* Aim of the exercise
Both boundary lines count: repeat, exactly and alone, the lines from the one containing "Reproduce this chart with matplotlib." to the one containing "from matplotlib.patches import Rectangle", with pictures left out.

** BEGIN Information supplied **

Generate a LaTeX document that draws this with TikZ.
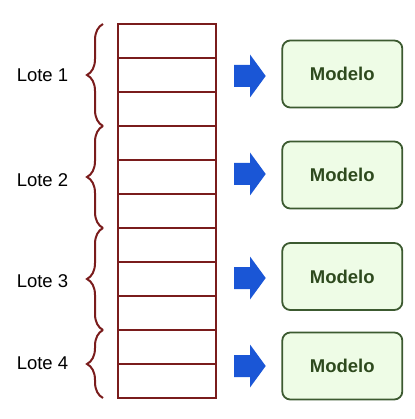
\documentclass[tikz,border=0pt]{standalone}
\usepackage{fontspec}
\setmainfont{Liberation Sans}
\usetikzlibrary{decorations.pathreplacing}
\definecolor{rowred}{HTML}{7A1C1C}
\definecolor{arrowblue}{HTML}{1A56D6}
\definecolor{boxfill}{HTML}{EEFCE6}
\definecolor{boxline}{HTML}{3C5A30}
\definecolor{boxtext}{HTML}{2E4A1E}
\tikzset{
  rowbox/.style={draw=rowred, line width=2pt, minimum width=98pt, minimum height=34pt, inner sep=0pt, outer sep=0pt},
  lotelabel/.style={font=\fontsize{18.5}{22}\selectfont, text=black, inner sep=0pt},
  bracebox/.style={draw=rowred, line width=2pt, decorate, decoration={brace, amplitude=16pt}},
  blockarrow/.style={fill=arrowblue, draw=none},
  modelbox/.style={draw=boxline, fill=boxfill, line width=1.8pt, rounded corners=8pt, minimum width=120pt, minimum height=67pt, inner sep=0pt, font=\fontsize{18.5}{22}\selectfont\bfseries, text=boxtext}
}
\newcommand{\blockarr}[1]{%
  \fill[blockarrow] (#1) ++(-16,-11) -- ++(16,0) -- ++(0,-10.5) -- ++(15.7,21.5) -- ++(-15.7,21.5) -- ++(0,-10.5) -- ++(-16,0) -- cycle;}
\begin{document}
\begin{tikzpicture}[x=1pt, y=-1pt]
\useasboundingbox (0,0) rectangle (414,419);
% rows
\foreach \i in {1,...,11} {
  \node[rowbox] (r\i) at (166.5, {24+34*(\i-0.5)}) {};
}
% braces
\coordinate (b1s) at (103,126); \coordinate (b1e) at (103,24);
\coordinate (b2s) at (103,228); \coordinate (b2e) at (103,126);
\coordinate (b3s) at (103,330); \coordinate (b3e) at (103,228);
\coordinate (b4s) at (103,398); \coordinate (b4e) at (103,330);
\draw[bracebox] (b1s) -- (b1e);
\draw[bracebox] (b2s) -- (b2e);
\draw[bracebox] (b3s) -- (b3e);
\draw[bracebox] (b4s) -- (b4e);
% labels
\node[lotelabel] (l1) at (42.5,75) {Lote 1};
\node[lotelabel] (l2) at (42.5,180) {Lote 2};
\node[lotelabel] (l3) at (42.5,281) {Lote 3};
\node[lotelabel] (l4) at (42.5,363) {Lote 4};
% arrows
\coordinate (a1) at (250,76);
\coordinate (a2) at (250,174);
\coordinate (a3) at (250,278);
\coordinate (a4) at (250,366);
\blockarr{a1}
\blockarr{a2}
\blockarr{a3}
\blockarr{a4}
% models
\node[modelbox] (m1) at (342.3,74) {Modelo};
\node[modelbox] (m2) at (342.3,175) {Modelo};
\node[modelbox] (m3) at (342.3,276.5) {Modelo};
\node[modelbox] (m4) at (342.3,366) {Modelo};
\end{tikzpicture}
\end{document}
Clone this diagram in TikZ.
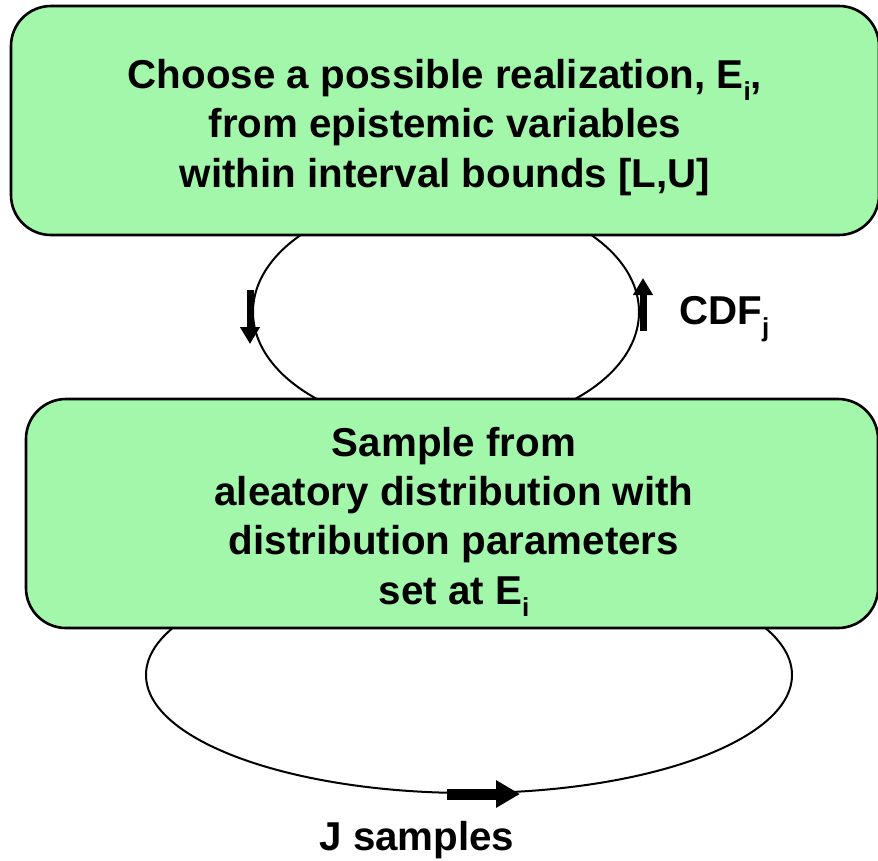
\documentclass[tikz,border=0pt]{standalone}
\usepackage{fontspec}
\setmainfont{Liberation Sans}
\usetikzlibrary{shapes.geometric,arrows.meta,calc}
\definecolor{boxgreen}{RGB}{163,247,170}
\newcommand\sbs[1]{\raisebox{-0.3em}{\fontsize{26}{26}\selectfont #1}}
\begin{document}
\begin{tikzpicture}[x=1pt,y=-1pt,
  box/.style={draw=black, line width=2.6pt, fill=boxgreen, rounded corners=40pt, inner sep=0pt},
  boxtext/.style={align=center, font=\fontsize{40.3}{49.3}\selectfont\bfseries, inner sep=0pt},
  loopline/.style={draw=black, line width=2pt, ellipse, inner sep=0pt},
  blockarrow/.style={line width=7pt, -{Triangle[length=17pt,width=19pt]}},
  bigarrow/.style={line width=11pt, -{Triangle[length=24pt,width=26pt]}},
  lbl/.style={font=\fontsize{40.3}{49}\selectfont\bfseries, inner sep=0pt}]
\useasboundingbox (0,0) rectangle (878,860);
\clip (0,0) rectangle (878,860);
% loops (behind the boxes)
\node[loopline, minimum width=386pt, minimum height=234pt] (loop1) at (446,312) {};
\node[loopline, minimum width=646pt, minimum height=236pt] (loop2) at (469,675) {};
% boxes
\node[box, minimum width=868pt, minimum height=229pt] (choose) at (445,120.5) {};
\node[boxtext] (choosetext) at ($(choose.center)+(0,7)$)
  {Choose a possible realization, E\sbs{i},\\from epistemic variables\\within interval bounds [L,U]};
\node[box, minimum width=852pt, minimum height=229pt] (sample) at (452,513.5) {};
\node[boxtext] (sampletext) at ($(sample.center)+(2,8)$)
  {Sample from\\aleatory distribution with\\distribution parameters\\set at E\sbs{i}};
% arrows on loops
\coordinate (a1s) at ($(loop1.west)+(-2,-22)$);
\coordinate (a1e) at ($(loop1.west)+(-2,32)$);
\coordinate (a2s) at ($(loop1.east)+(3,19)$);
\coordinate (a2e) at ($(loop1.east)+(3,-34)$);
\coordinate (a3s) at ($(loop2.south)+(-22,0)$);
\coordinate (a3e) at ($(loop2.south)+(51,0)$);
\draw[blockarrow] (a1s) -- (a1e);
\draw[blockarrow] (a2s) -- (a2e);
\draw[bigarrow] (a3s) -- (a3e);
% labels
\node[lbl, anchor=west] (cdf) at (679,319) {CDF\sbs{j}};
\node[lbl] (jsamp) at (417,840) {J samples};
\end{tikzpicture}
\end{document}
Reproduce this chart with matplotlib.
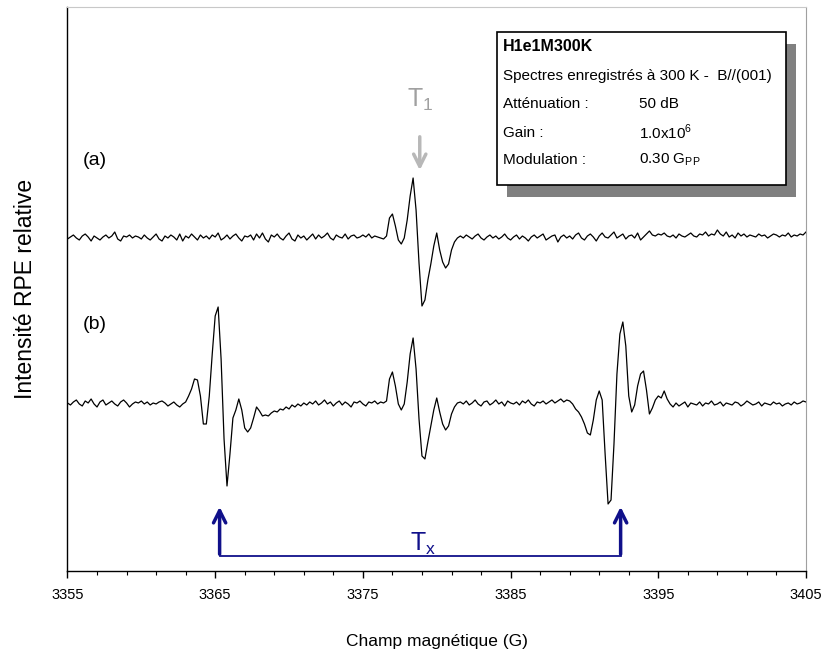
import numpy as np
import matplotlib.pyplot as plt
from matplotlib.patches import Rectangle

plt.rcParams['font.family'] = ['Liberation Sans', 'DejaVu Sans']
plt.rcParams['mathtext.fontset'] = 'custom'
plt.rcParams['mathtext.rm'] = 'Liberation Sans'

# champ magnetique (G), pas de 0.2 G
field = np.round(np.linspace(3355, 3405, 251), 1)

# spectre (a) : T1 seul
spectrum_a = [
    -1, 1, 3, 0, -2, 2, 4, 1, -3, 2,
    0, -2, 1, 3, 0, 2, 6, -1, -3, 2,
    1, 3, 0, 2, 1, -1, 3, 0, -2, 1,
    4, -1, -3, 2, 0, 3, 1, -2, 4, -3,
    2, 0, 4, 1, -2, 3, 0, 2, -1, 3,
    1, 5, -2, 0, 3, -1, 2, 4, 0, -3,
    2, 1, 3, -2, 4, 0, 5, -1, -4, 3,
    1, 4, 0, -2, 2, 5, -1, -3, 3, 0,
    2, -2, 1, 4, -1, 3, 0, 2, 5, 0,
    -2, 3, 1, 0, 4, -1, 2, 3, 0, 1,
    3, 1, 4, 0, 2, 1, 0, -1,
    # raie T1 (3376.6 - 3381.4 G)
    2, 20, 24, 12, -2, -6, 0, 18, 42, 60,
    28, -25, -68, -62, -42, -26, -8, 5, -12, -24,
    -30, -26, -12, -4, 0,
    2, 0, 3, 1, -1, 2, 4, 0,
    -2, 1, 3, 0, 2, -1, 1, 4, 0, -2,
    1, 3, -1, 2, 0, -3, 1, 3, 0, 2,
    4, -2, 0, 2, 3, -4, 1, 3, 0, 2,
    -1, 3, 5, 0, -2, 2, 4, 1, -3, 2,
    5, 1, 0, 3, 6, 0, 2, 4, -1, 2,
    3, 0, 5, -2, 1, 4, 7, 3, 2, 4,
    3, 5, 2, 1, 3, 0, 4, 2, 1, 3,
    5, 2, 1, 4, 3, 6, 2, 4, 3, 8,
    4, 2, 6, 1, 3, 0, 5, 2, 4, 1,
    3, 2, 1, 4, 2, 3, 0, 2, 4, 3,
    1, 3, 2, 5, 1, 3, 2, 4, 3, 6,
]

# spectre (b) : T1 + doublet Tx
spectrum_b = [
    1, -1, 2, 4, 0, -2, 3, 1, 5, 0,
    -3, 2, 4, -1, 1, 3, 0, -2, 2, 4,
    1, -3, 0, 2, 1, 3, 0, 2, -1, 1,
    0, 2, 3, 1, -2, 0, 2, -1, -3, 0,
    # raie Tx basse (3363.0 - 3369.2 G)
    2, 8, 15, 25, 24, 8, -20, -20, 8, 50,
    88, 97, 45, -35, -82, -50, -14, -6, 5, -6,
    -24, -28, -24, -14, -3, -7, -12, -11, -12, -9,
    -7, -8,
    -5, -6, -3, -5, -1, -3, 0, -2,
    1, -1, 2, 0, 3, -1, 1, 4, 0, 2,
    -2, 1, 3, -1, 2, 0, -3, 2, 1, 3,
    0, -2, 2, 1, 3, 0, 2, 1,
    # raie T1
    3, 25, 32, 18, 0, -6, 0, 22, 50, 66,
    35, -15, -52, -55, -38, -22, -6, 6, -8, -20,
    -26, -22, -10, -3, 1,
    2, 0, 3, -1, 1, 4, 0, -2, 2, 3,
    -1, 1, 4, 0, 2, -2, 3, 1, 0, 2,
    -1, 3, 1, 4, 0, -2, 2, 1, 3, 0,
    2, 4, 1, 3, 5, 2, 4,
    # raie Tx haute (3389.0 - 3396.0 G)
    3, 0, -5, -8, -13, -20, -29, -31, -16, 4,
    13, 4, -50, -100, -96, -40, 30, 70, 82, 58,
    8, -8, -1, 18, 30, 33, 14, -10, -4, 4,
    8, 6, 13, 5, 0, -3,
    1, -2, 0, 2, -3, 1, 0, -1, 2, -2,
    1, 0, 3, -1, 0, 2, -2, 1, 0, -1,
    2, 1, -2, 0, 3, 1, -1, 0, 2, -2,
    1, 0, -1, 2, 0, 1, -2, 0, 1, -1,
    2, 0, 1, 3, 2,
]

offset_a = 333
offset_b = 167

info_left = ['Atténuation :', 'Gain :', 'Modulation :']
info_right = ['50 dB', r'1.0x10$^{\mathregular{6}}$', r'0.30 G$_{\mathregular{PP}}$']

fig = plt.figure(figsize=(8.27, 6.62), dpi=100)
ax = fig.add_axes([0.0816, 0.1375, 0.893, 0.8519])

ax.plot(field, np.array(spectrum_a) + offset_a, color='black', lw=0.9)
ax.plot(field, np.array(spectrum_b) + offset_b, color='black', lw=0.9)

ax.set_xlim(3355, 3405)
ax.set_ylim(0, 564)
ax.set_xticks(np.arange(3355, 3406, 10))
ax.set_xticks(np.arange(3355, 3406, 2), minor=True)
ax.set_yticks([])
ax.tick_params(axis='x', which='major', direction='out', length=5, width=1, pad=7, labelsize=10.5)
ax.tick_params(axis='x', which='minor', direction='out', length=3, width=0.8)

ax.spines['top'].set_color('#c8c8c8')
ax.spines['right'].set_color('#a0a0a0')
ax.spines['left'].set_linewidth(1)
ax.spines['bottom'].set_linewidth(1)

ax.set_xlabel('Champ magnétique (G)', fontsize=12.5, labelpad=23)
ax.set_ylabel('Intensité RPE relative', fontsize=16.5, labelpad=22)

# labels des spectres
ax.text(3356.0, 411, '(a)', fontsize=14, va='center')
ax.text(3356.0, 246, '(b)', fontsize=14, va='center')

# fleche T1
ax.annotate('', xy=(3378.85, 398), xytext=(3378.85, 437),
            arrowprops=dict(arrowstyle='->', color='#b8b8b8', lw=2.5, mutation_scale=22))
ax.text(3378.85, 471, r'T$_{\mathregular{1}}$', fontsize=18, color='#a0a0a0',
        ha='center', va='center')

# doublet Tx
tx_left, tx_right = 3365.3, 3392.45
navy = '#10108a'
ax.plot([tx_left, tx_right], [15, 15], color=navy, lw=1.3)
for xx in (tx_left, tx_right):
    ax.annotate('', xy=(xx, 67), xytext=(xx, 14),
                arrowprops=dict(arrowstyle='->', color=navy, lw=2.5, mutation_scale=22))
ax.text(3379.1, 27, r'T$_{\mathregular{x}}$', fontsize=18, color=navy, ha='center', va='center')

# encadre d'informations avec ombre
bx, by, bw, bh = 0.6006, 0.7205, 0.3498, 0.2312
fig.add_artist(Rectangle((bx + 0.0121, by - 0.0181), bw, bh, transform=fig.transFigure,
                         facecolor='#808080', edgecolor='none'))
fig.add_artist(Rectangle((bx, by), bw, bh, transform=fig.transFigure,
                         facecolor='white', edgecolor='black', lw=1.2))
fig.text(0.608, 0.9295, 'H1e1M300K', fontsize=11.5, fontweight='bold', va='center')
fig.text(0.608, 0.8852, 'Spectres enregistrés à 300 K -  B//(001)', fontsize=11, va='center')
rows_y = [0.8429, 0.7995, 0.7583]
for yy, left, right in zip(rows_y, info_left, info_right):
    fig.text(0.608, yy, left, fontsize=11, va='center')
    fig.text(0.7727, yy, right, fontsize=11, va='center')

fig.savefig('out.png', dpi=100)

** END Information supplied **

* Solution
Reproduce this chart with matplotlib.
import numpy as np
import matplotlib.pyplot as plt
from matplotlib.patches import Rectangle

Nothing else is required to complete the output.